::: Data extract :::

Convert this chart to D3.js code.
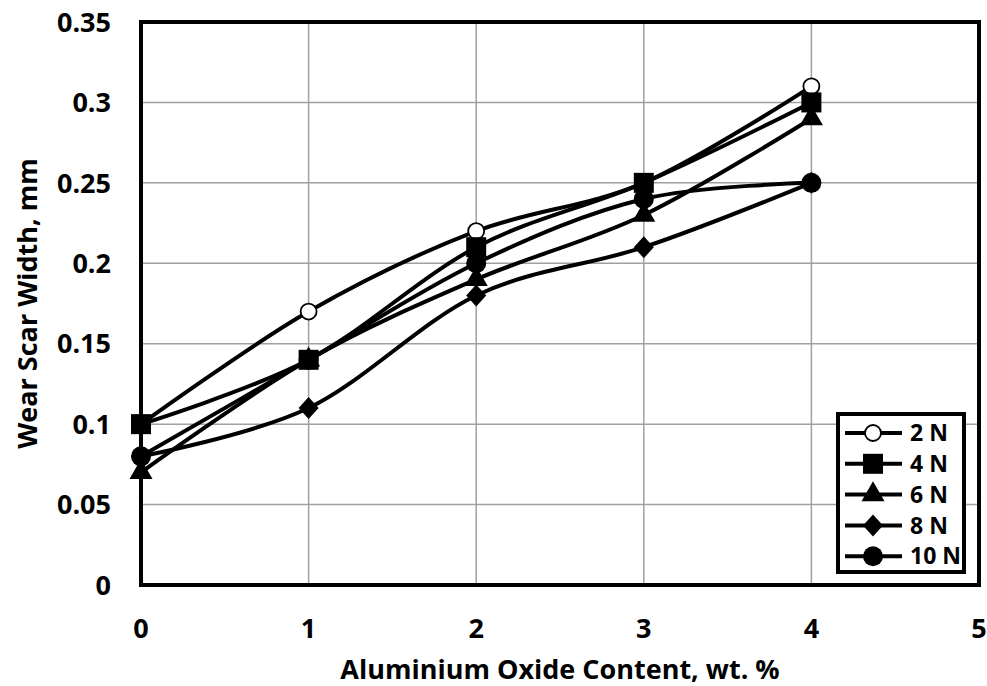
<!DOCTYPE html>
<html>
<head>
<meta charset="utf-8">
<script src="https://cdn.jsdelivr.net/npm/d3@7"></script>
<style>
  body { margin: 0; background: #fff; }
  text { font-family: "Open Sans", Lato, sans-serif; font-weight: bold; fill: #000; }
</style>
</head>
<body>
<div id="chart"></div>
<script>
// data
const contents = [0, 1, 2, 3, 4];
const load2N  = [0.10, 0.17, 0.22, 0.25, 0.31];
const load4N  = [0.10, 0.14, 0.21, 0.25, 0.30];
const load6N  = [0.07, 0.14, 0.19, 0.23, 0.29];
const load8N  = [0.08, 0.11, 0.18, 0.21, 0.25];
const load10N = [0.08, 0.14, 0.20, 0.24, 0.25];
const seriesNames = ['2 N', '4 N', '6 N', '8 N', '10 N'];
const xTicks = [0, 1, 2, 3, 4, 5];
const yTicks = [0, 0.05, 0.1, 0.15, 0.2, 0.25, 0.3, 0.35];

const width = 987, height = 686;
const margin = {top: 22, right: 8, bottom: 101, left: 141};

const svg = d3.select('#chart').append('svg')
    .attr('width', width)
    .attr('height', height);

const x = d3.scaleLinear().domain([0, 5]).range([margin.left, width - margin.right]);
const y = d3.scaleLinear().domain([0, 0.35]).range([height - margin.bottom, margin.top]);

// gridlines
svg.append('g').selectAll('line.h')
    .data(yTicks.slice(1, -1))
    .join('line')
    .attr('x1', x(0)).attr('x2', x(5))
    .attr('y1', d => y(d)).attr('y2', d => y(d))
    .attr('stroke', '#a0a0a0').attr('stroke-width', 1.5);
svg.append('g').selectAll('line.v')
    .data(xTicks.slice(1, -1))
    .join('line')
    .attr('y1', y(0)).attr('y2', y(0.35))
    .attr('x1', d => x(d)).attr('x2', d => x(d))
    .attr('stroke', '#a0a0a0').attr('stroke-width', 1.5);

// tick labels
svg.append('g').selectAll('text')
    .data(yTicks)
    .join('text')
    .attr('x', x(0) - 30)
    .attr('y', d => y(d))
    .attr('dy', '0.36em')
    .attr('text-anchor', 'end')
    .style('font-size', '27px')
    .text(d => d);
svg.append('g').selectAll('text')
    .data(xTicks)
    .join('text')
    .attr('x', d => x(d))
    .attr('y', y(0) + 53)
    .attr('text-anchor', 'middle')
    .style('font-size', '27px')
    .text(d => d);

// axis titles
svg.append('text')
    .attr('x', (x(0) + x(5)) / 2)
    .attr('y', 679)
    .attr('text-anchor', 'middle')
    .style('font-size', '27px')
    .text('Aluminium Oxide Content, wt. %');
svg.append('text')
    .attr('transform', `translate(37,${(y(0) + y(0.35)) / 2}) rotate(-90)`)
    .attr('text-anchor', 'middle')
    .style('font-size', '27px')
    .text('Wear Scar Width, mm');

// series
const all = [load2N, load4N, load6N, load8N, load10N];
const markers = ['openCircle', 'square', 'triangle', 'diamond', 'circle'];
const line = d3.line()
    .x((d, i) => x(contents[i]))
    .y(d => y(d))
    .curve(d3.curveCatmullRom.alpha(0));

function drawMarker(g, type, cx, cy) {
  if (type === 'openCircle') {
    g.append('circle').attr('cx', cx).attr('cy', cy).attr('r', 8)
      .attr('fill', '#fff').attr('stroke', '#000').attr('stroke-width', 1.8);
  } else if (type === 'square') {
    g.append('rect').attr('x', cx - 10).attr('y', cy - 10).attr('width', 20).attr('height', 20)
      .attr('fill', '#000');
  } else if (type === 'triangle') {
    g.append('path').attr('d', d3.symbol(d3.symbolTriangle, 230)())
      .attr('transform', `translate(${cx},${cy})`).attr('fill', '#000');
  } else if (type === 'diamond') {
    g.append('path').attr('d', `M0,-11L10,0L0,11L-10,0Z`)
      .attr('transform', `translate(${cx},${cy})`).attr('fill', '#000');
  } else {
    g.append('circle').attr('cx', cx).attr('cy', cy).attr('r', 10).attr('fill', '#000');
  }
}

// series in order, later ones on top (like the original)
const seriesG = svg.append('g');
all.forEach((vals, s) => {
  const g = seriesG.append('g');
  g.append('path').datum(vals)
    .attr('d', line)
    .attr('fill', 'none').attr('stroke', '#000').attr('stroke-width', 4);
  vals.forEach((v, i) => drawMarker(g, markers[s], x(contents[i]), y(v)));
});

// plot frame
svg.append('rect')
    .attr('x', x(0)).attr('y', y(0.35))
    .attr('width', x(5) - x(0)).attr('height', y(0) - y(0.35))
    .attr('fill', 'none').attr('stroke', '#000').attr('stroke-width', 4);

// legend
const lg = svg.append('g').attr('transform', 'translate(838,414)');
lg.append('rect').attr('width', 126).attr('height', 158)
    .attr('fill', '#fff').attr('stroke', '#000').attr('stroke-width', 4);
seriesNames.forEach((name, i) => {
  const cy = 19 + i * 30.8;
  lg.append('line').attr('x1', 7).attr('x2', 64).attr('y1', cy).attr('y2', cy)
    .attr('stroke', '#000').attr('stroke-width', 4);
  drawMarker(lg, markers[i], 35, cy);
  lg.append('text').attr('x', 72).attr('y', cy).attr('dy', '0.36em')
    .style('font-size', '23px').text(name);
});
</script>
</body>
</html>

:::

--- The problem ---
Give the material again exactly as it is, but keep the pictures out.

--- Exercise answer ---
Convert this chart to D3.js code.
<!DOCTYPE html>
<html>
<head>
<meta charset="utf-8">
<script src="https://cdn.jsdelivr.net/npm/d3@7"></script>
<style>
  body { margin: 0; background: #fff; }
  text { font-family: "Open Sans", Lato, sans-serif; font-weight: bold; fill: #000; }
</style>
</head>
<body>
<div id="chart"></div>
<script>
// data
const contents = [0, 1, 2, 3, 4];
const load2N  = [0.10, 0.17, 0.22, 0.25, 0.31];
const load4N  = [0.10, 0.14, 0.21, 0.25, 0.30];
const load6N  = [0.07, 0.14, 0.19, 0.23, 0.29];
const load8N  = [0.08, 0.11, 0.18, 0.21, 0.25];
const load10N = [0.08, 0.14, 0.20, 0.24, 0.25];
const seriesNames = ['2 N', '4 N', '6 N', '8 N', '10 N'];
const xTicks = [0, 1, 2, 3, 4, 5];
const yTicks = [0, 0.05, 0.1, 0.15, 0.2, 0.25, 0.3, 0.35];

const width = 987, height = 686;
const margin = {top: 22, right: 8, bottom: 101, left: 141};

const svg = d3.select('#chart').append('svg')
    .attr('width', width)
    .attr('height', height);

const x = d3.scaleLinear().domain([0, 5]).range([margin.left, width - margin.right]);
const y = d3.scaleLinear().domain([0, 0.35]).range([height - margin.bottom, margin.top]);

// gridlines
svg.append('g').selectAll('line.h')
    .data(yTicks.slice(1, -1))
    .join('line')
    .attr('x1', x(0)).attr('x2', x(5))
    .attr('y1', d => y(d)).attr('y2', d => y(d))
    .attr('stroke', '#a0a0a0').attr('stroke-width', 1.5);
svg.append('g').selectAll('line.v')
    .data(xTicks.slice(1, -1))
    .join('line')
    .attr('y1', y(0)).attr('y2', y(0.35))
    .attr('x1', d => x(d)).attr('x2', d => x(d))
    .attr('stroke', '#a0a0a0').attr('stroke-width', 1.5);

// tick labels
svg.append('g').selectAll('text')
    .data(yTicks)
    .join('text')
    .attr('x', x(0) - 30)
    .attr('y', d => y(d))
    .attr('dy', '0.36em')
    .attr('text-anchor', 'end')
    .style('font-size', '27px')
    .text(d => d);
svg.append('g').selectAll('text')
    .data(xTicks)
    .join('text')
    .attr('x', d => x(d))
    .attr('y', y(0) + 53)
    .attr('text-anchor', 'middle')
    .style('font-size', '27px')
    .text(d => d);

// axis titles
svg.append('text')
    .attr('x', (x(0) + x(5)) / 2)
    .attr('y', 679)
    .attr('text-anchor', 'middle')
    .style('font-size', '27px')
    .text('Aluminium Oxide Content, wt. %');
svg.append('text')
    .attr('transform', `translate(37,${(y(0) + y(0.35)) / 2}) rotate(-90)`)
    .attr('text-anchor', 'middle')
    .style('font-size', '27px')
    .text('Wear Scar Width, mm');

// series
const all = [load2N, load4N, load6N, load8N, load10N];
const markers = ['openCircle', 'square', 'triangle', 'diamond', 'circle'];
const line = d3.line()
    .x((d, i) => x(contents[i]))
    .y(d => y(d))
    .curve(d3.curveCatmullRom.alpha(0));

function drawMarker(g, type, cx, cy) {
  if (type === 'openCircle') {
    g.append('circle').attr('cx', cx).attr('cy', cy).attr('r', 8)
      .attr('fill', '#fff').attr('stroke', '#000').attr('stroke-width', 1.8);
  } else if (type === 'square') {
    g.append('rect').attr('x', cx - 10).attr('y', cy - 10).attr('width', 20).attr('height', 20)
      .attr('fill', '#000');
  } else if (type === 'triangle') {
    g.append('path').attr('d', d3.symbol(d3.symbolTriangle, 230)())
      .attr('transform', `translate(${cx},${cy})`).attr('fill', '#000');
  } else if (type === 'diamond') {
    g.append('path').attr('d', `M0,-11L10,0L0,11L-10,0Z`)
      .attr('transform', `translate(${cx},${cy})`).attr('fill', '#000');
  } else {
    g.append('circle').attr('cx', cx).attr('cy', cy).attr('r', 10).attr('fill', '#000');
  }
}

// series in order, later ones on top (like the original)
const seriesG = svg.append('g');
all.forEach((vals, s) => {
  const g = seriesG.append('g');
  g.append('path').datum(vals)
    .attr('d', line)
    .attr('fill', 'none').attr('stroke', '#000').attr('stroke-width', 4);
  vals.forEach((v, i) => drawMarker(g, markers[s], x(contents[i]), y(v)));
});

// plot frame
svg.append('rect')
    .attr('x', x(0)).attr('y', y(0.35))
    .attr('width', x(5) - x(0)).attr('height', y(0) - y(0.35))
    .attr('fill', 'none').attr('stroke', '#000').attr('stroke-width', 4);

// legend
const lg = svg.append('g').attr('transform', 'translate(838,414)');
lg.append('rect').attr('width', 126).attr('height', 158)
    .attr('fill', '#fff').attr('stroke', '#000').attr('stroke-width', 4);
seriesNames.forEach((name, i) => {
  const cy = 19 + i * 30.8;
  lg.append('line').attr('x1', 7).attr('x2', 64).attr('y1', cy).attr('y2', cy)
    .attr('stroke', '#000').attr('stroke-width', 4);
  drawMarker(lg, markers[i], 35, cy);
  lg.append('text').attr('x', 72).attr('y', cy).attr('dy', '0.36em')
    .style('font-size', '23px').text(name);
});
</script>
</body>
</html>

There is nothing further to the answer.